Said control zone could be turned on when non-local depressed/ESA stocks are present in significant numbers, and turned off when they are not. The idea here is to ensure that the WB fishery remains directed at local (WB-origin) stock.
NOTHING MORE, NOTHING LESS....
...
In that sense, this is a UNIQUE rationale for creating a control zone. Typically these CZ's have been created to prevent the ocean from taking depressed local stocks as they make their way into the estuary.... as in the GH control zone for chinook. In this case, the WB control zone is being invoked to minimize the bay fishery's encounters with non-local ESA-listed CR stock which was NOT previously being accounted for.
Sounds like good reasoning, but following the same reasoning, shouldn't the entire Pacific coast be "controlled" in a similar fashion? If we can't fish the Washaway area due to impacts on migrating stocks, how do we justify the free for all those same fish are subjected to, all along the coast, before they reach the Willapa Control Zone? I'll bet you a dollar more of the ESA damage is done outside that zone than within.

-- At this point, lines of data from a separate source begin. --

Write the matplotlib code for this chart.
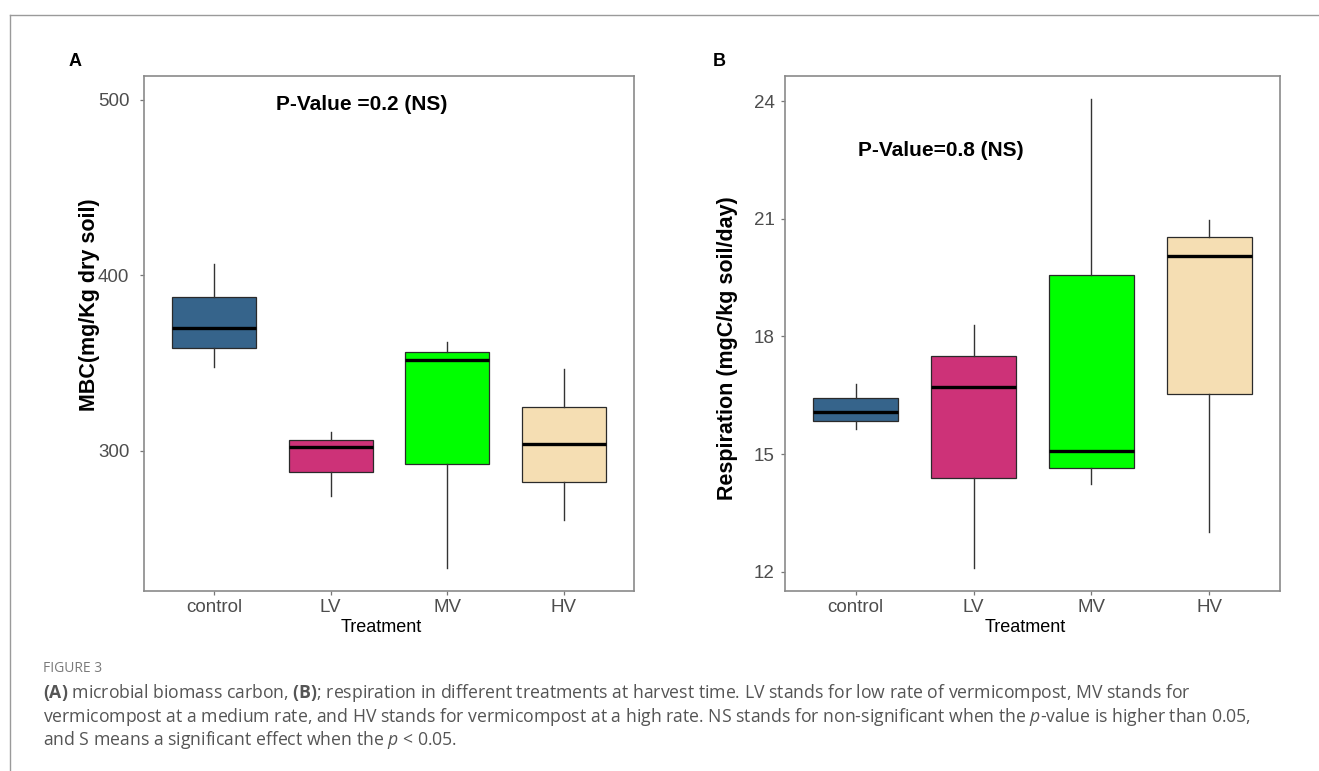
import matplotlib
matplotlib.use("Agg")
import matplotlib.pyplot as plt
from matplotlib import font_manager as fm
from matplotlib.lines import Line2D

# ---------------- data ----------------
treatments = ["control", "LV", "MV", "HV"]
box_colors = ["#36648B", "#CD3278", "#00FF00", "#F5DEB3"]

# Panel A: MBC (mg/Kg dry soil)
mbc_whislo = [347.6, 274.3, 233.3, 260.5]
mbc_q1 = [358.6, 288.2, 292.5, 282.5]
mbc_med = [370.0, 302.2, 351.8, 303.9]
mbc_q3 = [387.3, 306.1, 356.4, 324.8]
mbc_whishi = [406.4, 310.5, 362.1, 346.5]
mbc_ticks = [300, 400, 500]

# Panel B: Respiration (mgC/kg soil/day)
resp_whislo = [15.63, 12.10, 14.23, 13.02]
resp_q1 = [15.85, 14.40, 14.65, 16.53]
resp_med = [16.07, 16.71, 15.08, 20.04]
resp_q3 = [16.44, 17.50, 19.56, 20.54]
resp_whishi = [16.78, 18.30, 24.05, 20.98]
resp_ticks = [12, 15, 18, 21, 24]

# ---------------- fonts ----------------
avail = {f.name for f in fm.fontManager.ttflist}
narrow = [f for f in ["Liberation Sans Narrow", "Liberation Sans", "DejaVu Sans"] if f in avail]
cap_font = [f for f in ["Open Sans", "Noto Sans", "DejaVu Sans"] if f in avail][0]

plt.rcParams["mathtext.fontset"] = "custom"
plt.rcParams["mathtext.rm"] = cap_font
plt.rcParams["mathtext.it"] = cap_font + ":italic"
plt.rcParams["mathtext.bf"] = cap_font + ":bold"

W, H = 1319, 771
fig = plt.figure(figsize=(W / 100, H / 100), dpi=100)


def fx(px):
    return px / W


def fy(py):
    return 1 - py / H


def make_panel(rect, whislo, q1, med, q3, whishi, ticks, ylim, ylabel, ylab_pos,
               ptxt, ptxt_xy, ypad):
    ax = fig.add_axes(rect)
    stats = []
    for i in range(len(treatments)):
        stats.append(dict(whislo=whislo[i], q1=q1[i], med=med[i], q3=q3[i],
                          whishi=whishi[i], fliers=[]))
    bp = ax.bxp(stats, positions=range(1, len(treatments) + 1), widths=0.72,
                patch_artist=True, showcaps=False, showfliers=False,
                boxprops=dict(linewidth=0.9, edgecolor="#2a2a2a"),
                whiskerprops=dict(linewidth=1.0, color="#333333"),
                medianprops=dict(linewidth=2.4, color="black"))
    for patch, c in zip(bp["boxes"], box_colors):
        patch.set_facecolor(c)
    ax.set_xlim(0.4, 4.6)
    ax.set_ylim(*ylim)
    ax.set_xticks(range(1, len(treatments) + 1))
    ax.set_xticklabels(treatments)
    ax.set_yticks(ticks)
    ax.set_yticklabels([str(t) for t in ticks])
    for lab in ax.get_xticklabels() + ax.get_yticklabels():
        lab.set_fontfamily(narrow)
        lab.set_fontsize(13.5)
        lab.set_color("#4d4d4d")
    ax.tick_params(axis="both", length=3, width=0.9, color="#777777")
    ax.tick_params(axis="x", pad=3)
    ax.tick_params(axis="y", pad=ypad)
    for sp in ax.spines.values():
        sp.set_color("#8a8a8a")
        sp.set_linewidth(1.2)
    ax.set_ylabel(ylabel, fontfamily=narrow, fontsize=15.5, fontweight="bold",
                  color="black")
    ax.yaxis.set_label_coords(*ylab_pos)
    ax.text(ptxt_xy[0], ptxt_xy[1], ptxt, fontfamily=narrow, fontsize=15,
            fontweight="bold", ha="center", va="center", color="black")
    return ax


axA = make_panel([fx(144), fy(591), fx(634 - 144), (591 - 76) / H],
                 mbc_whislo, mbc_q1, mbc_med, mbc_q3, mbc_whishi, mbc_ticks,
                 (220.2, 513.4), "MBC(mg/Kg dry soil)", (-0.09, 0.556),
                 "P-Value =0.2 (NS)", (2.27, 497), 7.5)
axB = make_panel([fx(785), fy(591), fx(1280 - 785), (591 - 76) / H],
                 resp_whislo, resp_q1, resp_med, resp_q3, resp_whishi, resp_ticks,
                 (11.51, 24.64), "Respiration (mgC/kg soil/day)", (-0.095, 0.471),
                 "P-Value=0.8 (NS)", (1.72, 22.75), 4.5)

# Treatment labels
for xc in (381, 1025):
    fig.text(fx(xc), fy(632), "Treatment", fontfamily=narrow, fontsize=13,
             ha="center", va="baseline", color="black")

# panel letters
fig.text(fx(75), fy(61), "A", fontsize=13, fontweight="bold",
         fontfamily="Liberation Sans", ha="center", va="center")
fig.text(fx(719), fy(61), "B", fontsize=13, fontweight="bold",
         fontfamily="Liberation Sans", ha="center", va="center")

# outer frame lines
fig.add_artist(Line2D([fx(10), fx(10)], [fy(15), 0], color="#9a9a9a", lw=1.0))
fig.add_artist(Line2D([fx(10), 1], [fy(15), fy(15)], color="#9a9a9a", lw=1.0))

# caption
fig.text(fx(43), fy(669), "FIGURE 3", fontfamily=cap_font, fontsize=10,
         color="#7a7a7a", ha="left", va="center")
cap_lines = [
    r"$\bf{(A)}$ microbial biomass carbon, $\bf{(B)}$; respiration in different treatments at harvest time. LV stands for low rate of vermicompost, MV stands for",
    r"vermicompost at a medium rate, and HV stands for vermicompost at a high rate. NS stands for non-significant when the $\it{p}$-value is higher than 0.05,",
    r"and S means a significant effect when the $\it{p}$ < 0.05.",
]
cap_y = [693, 717, 740]
texts = []
for s, yy in zip(cap_lines, cap_y):
    t = fig.text(fx(43), fy(yy), s, fontfamily=cap_font, fontsize=10,
                 color="#555555", ha="left", va="center")
    texts.append(t)
# fit caption size so line 1 spans to ~x=1193
fig.canvas.draw()
r = fig.canvas.get_renderer()
w1 = texts[0].get_window_extent(r).width
scale = (1193 - 43) / w1
for t in texts:
    t.set_fontsize(10 * scale)

fig.savefig("out.png", dpi=100)
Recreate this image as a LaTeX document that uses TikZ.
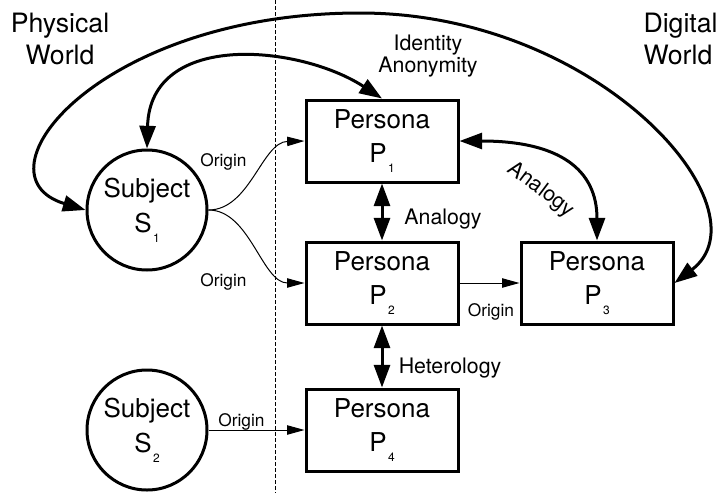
\documentclass[tikz,border=0pt]{standalone}
\usepackage{fontspec}
\setmainfont{TeX Gyre Heros}
\usetikzlibrary{arrows.meta}

\newcommand{\ix}[1]{\kern1pt\raisebox{-7.5pt}{\fontsize{9}{9}\selectfont #1}}

\tikzset{every picture/.style={line width=0.75pt}}
\tikzset{
	subject/.style={circle, draw, line width=2.25pt, minimum size=90pt, inner sep=0pt, align=center, font=\fontsize{19.5}{26}\selectfont, execute at begin node={\rule{0pt}{30pt}}},
	persona/.style={rectangle, draw, line width=2.25pt, minimum width=114pt, minimum height=61.5pt, inner sep=0pt, align=center, font=\fontsize{19.5}{26}\selectfont, execute at begin node={\rule{0pt}{20pt}}},
	world/.style={inner sep=0pt, align=center, font=\fontsize{20}{24}\selectfont},
	lbl/.style={inner sep=0pt, align=center, font=\fontsize{16}{16.5}\selectfont},
	orig/.style={inner sep=0pt, font=\fontsize{13}{13}\selectfont},
	link/.style={line width=2.25pt, {Triangle[length=17pt,width=12pt]}-{Triangle[length=17pt,width=12pt]}},
	feed/.style={line width=0.75pt, -{Triangle[length=13pt,width=7pt]}},
}

\begin{document}
\begin{tikzpicture}[x=0.75pt,y=0.75pt,yscale=-1,xscale=1]
		\useasboundingbox (0,0) rectangle (717,493);
		
		%Straight Lines [border physical / digital] 
		\coordinate (bordertop) at (275,0);
		\coordinate (borderbot) at (275,493);
		\draw [dash pattern=on 3pt off 1.5pt] (bordertop) -- (borderbot);
		
		%Shape: Circle [subjects] 
		\node [subject] (s1) at (147,210) {Subject\\S\ix{1}};
		\node [subject] (s2) at (147,430) {Subject\\S\ix{2}};
		
		%Shape: Rectangle [personas] 
		\node [persona] (p1) at (382,141) {Persona\\P\ix{1}};
		\node [persona] (p2) at (382,283) {Persona\\P\ix{2}};
		\node [persona] (p3) at (597,283) {Persona\\P\ix{3}};
		\node [persona] (p4) at (382,430) {Persona\\P\ix{4}};
		
		%Curve Lines [origin] 
		\draw [feed] (s1.east) .. controls (250,210) and (262,142) .. (p1.west);
		\draw [feed] (s1.east) .. controls (250,210) and (262,283) .. (p2.west);
		
		%Straight Lines [origin] 
		\draw [feed] (p2.east) -- (p3.west);
		\draw [feed] (s2.east) -- (p4.west);
		
		%Straight Lines [double arrows] 
		\draw [link] (p1.south) -- (p2.north);
		\draw [link] (p2.south) -- (p4.north);
		
		%Curve Lines [double arrows] 
		\draw [link] (p1.east) .. controls (560,141) and (597,170) .. (p3.north);
		\draw [link] (s1.north) .. controls (150,30) and (300,45) .. (p1.north);
		\coordinate (apex) at (360,13);
		\draw [link] (s1.west) .. controls (-30,175) and (100,13) .. (apex) .. controls (600,13) and (770,210) .. (p3.east);
		
		% Text Node
		\node [world] (physlbl) at (60,39) {Physical\\World};
		% Text Node
		\node [world, align=left, anchor=west] (digilbl) at (643,39) {Digital\\World};
		% Text Node
		\node [lbl] (identlbl) at (428,56) {Identity\\Anonymity};
		% Text Node
		\node [lbl] (analogylbl) at (443,219) {Analogy};
		% Text Node
		\node [lbl, rotate=-37] (analogyrot) at (541,190) {Analogy};
		% Text Node
		\node [lbl] (heterolbl) at (450,368) {Heterology};
		% Text Node
		\node [orig] (origa) at (223.5,162) {Origin};
		% Text Node
		\node [orig] (origb) at (223.5,282) {Origin};
		% Text Node
		\node [orig] (origc) at (491,312) {Origin};
		% Text Node
		\node [orig] (origd) at (241.5,422) {Origin};
		
\end{tikzpicture}
\end{document}
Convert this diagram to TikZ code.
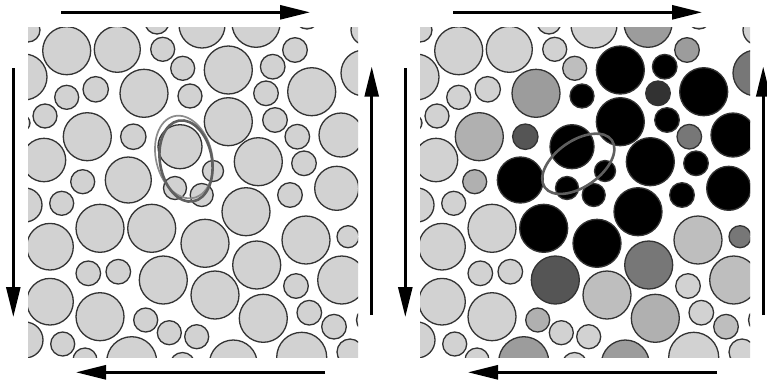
\documentclass[tikz,border=0pt]{standalone}
\usetikzlibrary{arrows.meta}
\definecolor{cL}{RGB}{210,210,210}
\definecolor{cK}{RGB}{0,0,0}
\definecolor{cD}{RGB}{85,85,85}
\definecolor{cDD}{RGB}{50,50,50}
\definecolor{cDT}{RGB}{119,119,119}
\definecolor{cM}{RGB}{156,156,156}
\definecolor{cMT}{RGB}{176,176,176}
\definecolor{cMS}{RGB}{190,190,190}
\definecolor{ringdark}{RGB}{95,95,95}
\definecolor{ringlight}{RGB}{140,140,140}
\begin{document}
\begin{tikzpicture}[x=1pt,y=-1pt,
  disk/.style={draw=black!80, line width=1.3pt},
  flow/.style={line width=2.6pt, -{Triangle[length=30pt,width=14pt]}},
  ring/.style={draw=ringdark, line width=2.6pt},
  thinring/.style={draw=ringlight, line width=1.7pt}]
\useasboundingbox (0,0) rectangle (767,384);
\fill[white] (0,0) rectangle (767,384);
\def\disks{28/30/12/L, 66.7/50.7/24/L, 117.3/49.3/23/L, 157/22/12/L, 162.7/49.3/12/L,
 182.7/68.3/12/MS, 202/25/23/L, 256/23.3/24/M, 307/17/12/L, 366/30/15/L, 295/50/12.3/M,
 24/77/23/L, 228.3/70/24/K, 272.7/66.7/12.3/K, 364/73/23/DT, 66.7/97.3/12/L,
 95.7/89.3/12.7/L, 144/93.3/24/M, 190/96/12/K, 266/93.3/12.3/DD, 311.7/91.7/24/K,
 45/116/12/L, 22/123/8/L, 87.3/136.7/24/MT, 133.3/136.7/12.7/D, 180/146.7/22/K,
 228.3/121.7/24/K, 275/120/12.3/K, 297.3/136.7/12.3/DT, 341/135/22/K, 44/160/21.7/L,
 82.7/181.7/12/MT, 128.3/180/23/K, 175/188/11.5/K, 201.7/195/11.5/K, 213/171/10.5/K,
 258.3/161.7/24/K, 304/163.3/12.3/K, 336.7/188.3/22/K, 61.7/203.3/12/L, 25/205/17/L,
 100/228.3/24/L, 151.7/228.3/24/K, 246/211.7/24/K, 290/195/12.3/K, 205/243.3/24/K,
 306/240/24/MS, 348/236.7/11/DT, 50/246.7/23.3/L, 88.3/273.3/12.3/L, 118.3/271.7/12.3/L,
 163.3/280/24/D, 256.7/265/24/DT, 341.7/280/24/MS, 296/286/12.3/L, 50/301.7/23.3/L,
 100/316.7/24/L, 215/295/24/MS, 145.7/320/12/MT, 169.3/332.7/12/L, 196.7/336.7/12/L,
 263.3/318.3/24/MT, 309.3/312.7/12.3/L, 334/326.7/12.3/MS, 369/320/12.5/L, 25/340/18/L,
 62.7/344/12/L, 85/360/12/L, 131.7/361.7/25/M, 182.5/365/12.5/L, 233.3/364/24/M,
 301.7/357.3/25/L, 350/352/13/L}
% left panel
\begin{scope}
  \clip (28,27) rectangle (358,357);
  \foreach \cx/\cy/\rr/\col in \disks {\draw[disk, fill=cL] (\cx,\cy) circle[radius=\rr pt];}
  \draw[thinring, rotate around={14:(184,157)}] (184,157) ellipse[x radius=28pt, y radius=42pt];
  \draw[ring, rotate around={10:(186,161)}] (186,161) ellipse[x radius=26pt, y radius=41pt];
\end{scope}
% right panel
\begin{scope}[shift={(392,0)}]
  \clip (28,27) rectangle (358,357);
  \foreach \cx/\cy/\rr/\col in \disks {\draw[disk, fill=c\col] (\cx,\cy) circle[radius=\rr pt];}
  \draw[ring, rotate around={35:(186.3,163.8)}] (186.3,163.8) ellipse[x radius=41pt, y radius=23pt];
\end{scope}
% arrows
\coordinate (ta1) at (61,12.3);   \coordinate (tb1) at (310,12.3);
\coordinate (la1) at (13.3,68);   \coordinate (lb1) at (13.3,317);
\coordinate (ba1) at (325,372.3); \coordinate (bb1) at (76,372.3);
\coordinate (ra1) at (371.7,315); \coordinate (rb1) at (371.7,66.7);
\coordinate (ta2) at (453,12.3);  \coordinate (tb2) at (702,12.3);
\coordinate (la2) at (405.3,68);  \coordinate (lb2) at (405.3,317);
\coordinate (ba2) at (717,372.3); \coordinate (bb2) at (468,372.3);
\coordinate (ra2) at (763.2,315); \coordinate (rb2) at (763.2,66.7);
\draw[flow] (ta1) -- (tb1);
\draw[flow] (la1) -- (lb1);
\draw[flow] (ba1) -- (bb1);
\draw[flow] (ra1) -- (rb1);
\draw[flow] (ta2) -- (tb2);
\draw[flow] (la2) -- (lb2);
\draw[flow] (ba2) -- (bb2);
\draw[flow] (ra2) -- (rb2);
\end{tikzpicture}
\end{document}
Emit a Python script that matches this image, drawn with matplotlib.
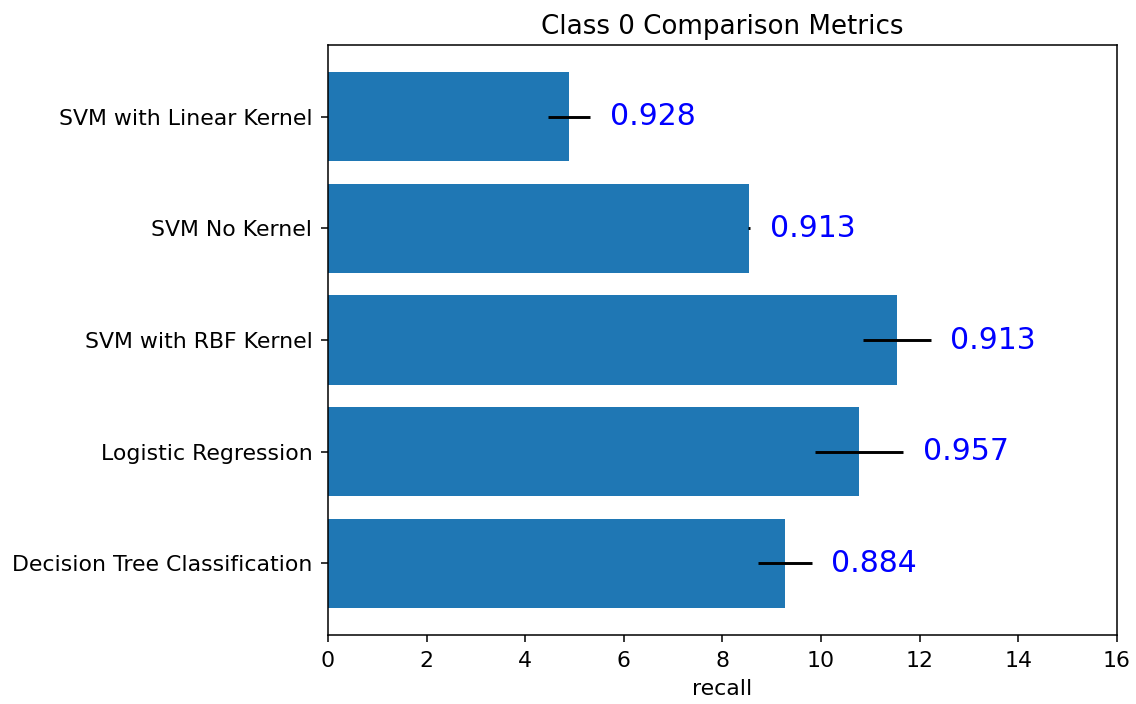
import matplotlib.pyplot as plt

models = ["Decision Tree Classification", "Logistic Regression",
          "SVM with RBF Kernel", "SVM No Kernel", "SVM with Linear Kernel"]
bar_values = [9.27, 10.77, 11.54, 8.54, 4.89]
bar_errors = [0.54, 0.89, 0.68, 0.02, 0.43]
recall_labels = ["0.884", "0.957", "0.913", "0.913", "0.928"]

plt.rcParams["font.size"] = 15.8
plt.rcParams["axes.linewidth"] = 1.1

fig = plt.figure(figsize=(11.36, 7.04), dpi=100)
ax = fig.add_axes([0.2887, 0.098, 0.6945, 0.838])

ax.barh(models, bar_values, xerr=bar_errors, color="#1f77b4",
        error_kw=dict(ecolor="black", elinewidth=2.1, capsize=0))

for i, (v, e, lab) in enumerate(zip(bar_values, bar_errors, recall_labels)):
    ax.text(v + e + 0.4, i, lab, color="blue", fontsize=21.5, va="center", ha="left")

ax.set_xlim(0, 16)
ax.set_xticks(range(0, 17, 2))
ax.tick_params(length=5.2, width=1.1, pad=6)
ax.set_xlabel("recall", labelpad=6)
ax.set_title("Class 0 Comparison Metrics", fontsize=18.8, pad=8)

fig.savefig("out.png", dpi=100)
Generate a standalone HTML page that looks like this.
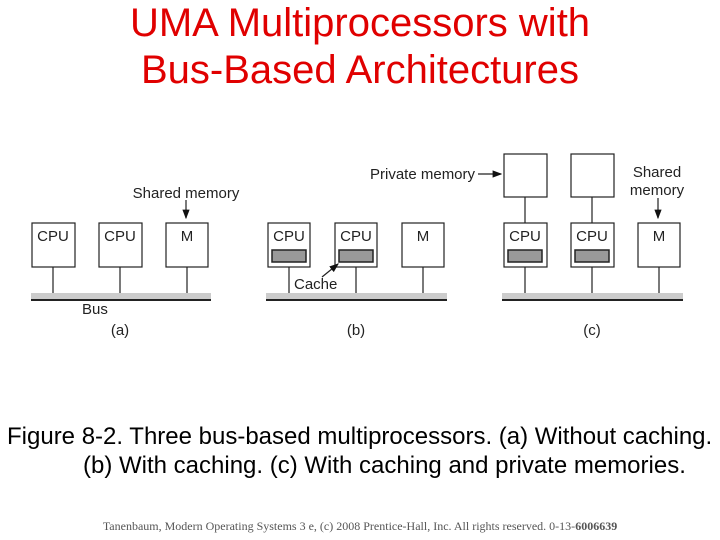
<!DOCTYPE html>
<html><head><style>
body{margin:0;width:720px;height:540px;background:#fff;position:relative;overflow:hidden;font-family:"Liberation Sans",sans-serif}
.t{position:absolute;left:0;width:720px;text-align:center;color:#e00000;font-size:40px;line-height:46px}
.c{position:absolute;font-size:24px;color:#000;white-space:nowrap;line-height:28px}
</style></head><body>
<div class="t" style="top:0px">UMA Multiprocessors with</div>
<div class="t" style="top:47px">Bus-Based Architectures</div>
<svg width="720" height="540" style="position:absolute;left:0;top:0" font-family="Liberation Sans, sans-serif">
<defs><marker id="a" markerWidth="8" markerHeight="8" refX="7" refY="4" orient="auto"><path d="M0,1 L8,4 L0,7z" fill="#111"/></marker></defs>
<g stroke="#222" stroke-width="1.2" fill="#fff">
<rect x="31" y="293" width="180" height="6" fill="#ccc" stroke="none"/><line x1="31" y1="300" x2="211" y2="300" stroke-width="2"/>
<rect x="266" y="293" width="181" height="6" fill="#ccc" stroke="none"/><line x1="266" y1="300" x2="447" y2="300" stroke-width="2"/>
<rect x="502" y="293" width="181" height="6" fill="#ccc" stroke="none"/><line x1="502" y1="300" x2="683" y2="300" stroke-width="2"/>
<path d="M53,267V293M120,267V293M187,267V293M289,267V293M356,267V293M423,267V293M525,267V293M592,267V293M659,267V293M525,197V223M592,197V223" fill="none"/>
<rect x="32" y="223" width="43" height="44"/><rect x="99" y="223" width="43" height="44"/><rect x="166" y="223" width="42" height="44"/>
<rect x="268" y="223" width="42" height="44"/><rect x="335" y="223" width="42" height="44"/><rect x="402" y="223" width="42" height="44"/>
<rect x="504" y="223" width="43" height="44"/><rect x="571" y="223" width="43" height="44"/><rect x="638" y="223" width="42" height="44"/>
<rect x="504" y="154" width="43" height="43"/><rect x="571" y="154" width="43" height="43"/>
<g fill="#999" stroke-width="1.5"><rect x="272" y="250" width="34" height="12"/><rect x="339" y="250" width="34" height="12"/><rect x="508" y="250" width="34" height="12"/><rect x="575" y="250" width="34" height="12"/></g>
<line x1="186" y1="200" x2="186" y2="218" marker-end="url(#a)"/>
<line x1="322" y1="277" x2="338" y2="264" marker-end="url(#a)"/>
<line x1="478" y1="174" x2="501" y2="174" marker-end="url(#a)"/>
<line x1="658" y1="198" x2="658" y2="218" marker-end="url(#a)"/>
</g>
<g font-size="15" fill="#222">
<text x="53" y="241" text-anchor="middle">CPU</text><text x="120" y="241" text-anchor="middle">CPU</text><text x="187" y="241" text-anchor="middle">M</text>
<text x="289" y="241" text-anchor="middle">CPU</text><text x="356" y="241" text-anchor="middle">CPU</text><text x="423" y="241" text-anchor="middle">M</text>
<text x="525" y="241" text-anchor="middle">CPU</text><text x="592" y="241" text-anchor="middle">CPU</text><text x="659" y="241" text-anchor="middle">M</text>
<text x="186" y="198" text-anchor="middle">Shared memory</text>
<text x="82" y="314">Bus</text>
<text x="120" y="335" text-anchor="middle">(a)</text>
<text x="356" y="335" text-anchor="middle">(b)</text>
<text x="592" y="335" text-anchor="middle">(c)</text>
<text x="294" y="289">Cache</text>
<text x="370" y="179">Private memory</text>
<text x="657" y="177" text-anchor="middle">Shared</text>
<text x="657" y="195" text-anchor="middle">memory</text>
</g>
</svg>
<div class="c" style="left:7px;top:423px">Figure 8-2. Three bus-based multiprocessors. (a) Without caching.</div>
<div class="c" style="left:83px;top:452px">(b) With caching. (c) With caching and private memories.</div>
<div style="position:absolute;left:0;width:720px;top:519px;text-align:center;font-family:'Liberation Serif',serif;font-size:12px;color:#555">Tanenbaum, Modern Operating Systems 3 e, (c) 2008 Prentice-Hall, Inc. All rights reserved. 0-13-<b>6006639</b></div>
</body></html>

If we want to effectively protect endangered runs, we must do so all along the migratory paths those runs follow. I suppose this change will save a few of the endangered fish, but it'll only be a small percentage of whatever's left after the same stocks have made their way down the Alaska and BC coastlines (not to mention swimming past Neah Bay, LaPush, and Grays Harbor).
Put another way, this looks like yet another misguided punishment of recrearional anglers in the name of doing too little, too late. Yet another way to say it would be "Par for the course."